Nothing brings those feelings back like listening to Black Sabbath, one of his favorite bands. He ragged on Ozzy for his solo work, though I noted that he played that, too, but his true love was his Sabbath collection and he played it often. My little brother introduced me to a lot of what remain my favorite bands. How many people can say that?
 
One of the most vivid memories I have is of lying on the floor in our shared bedroom, reading comic books and eating leftover Halloween candy. My brother hopped up suddenly and said, "Wait, you have to listen to this!" with that excited grin on his face. He pulled a record with some kind of robots or something going up escalators on it from a grocery store bag in the corner and set the needle on the vinyl disc inside. "Back Street Kids" began to play and his eyes lit up.

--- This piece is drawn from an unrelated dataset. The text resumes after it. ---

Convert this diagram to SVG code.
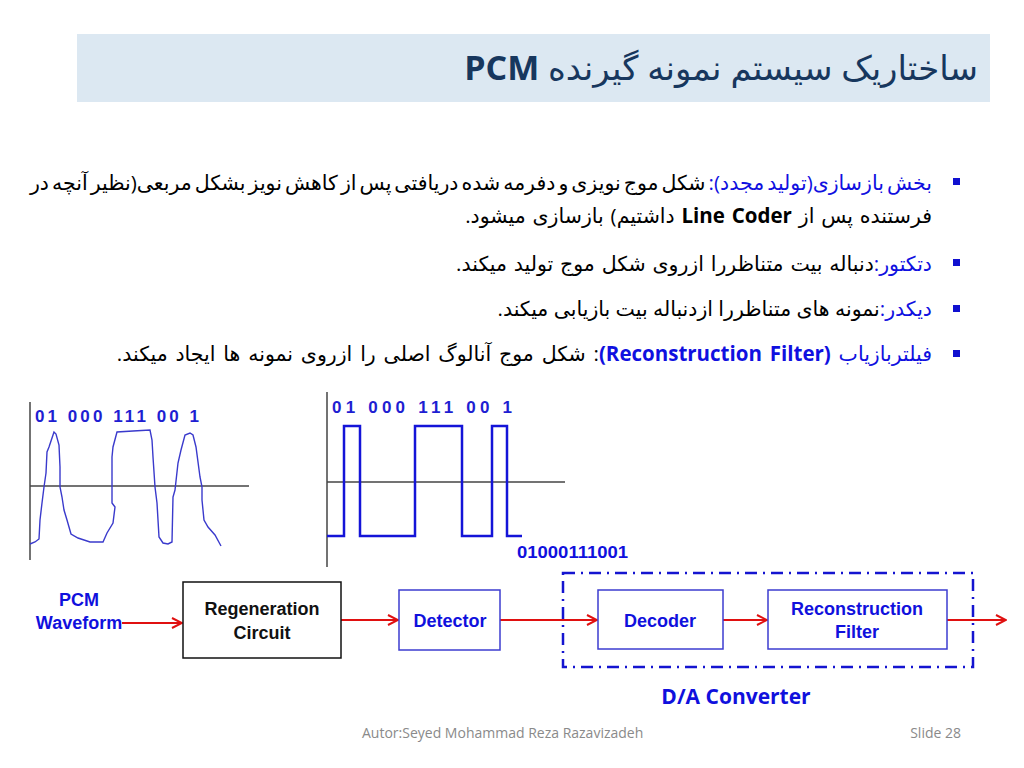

I snatched the cover from his hands and read the back as we rolled into "It's Alright" and "Gypsy". We stayed that way all afternoon, listening to that record and fighting over who got the last Reese's peanut butter cup, pausing only to sneak into the kitchen for a few purloined snack cakes to keep the sugar high going, fueling our musical adventure with junk food.
 
Whenever I hear those songs, from the palpable heartache of "She's Gone" to the defiance of "You Won't Change Me", I think of my brother and of the thing that unified us both, the connection we forged through music.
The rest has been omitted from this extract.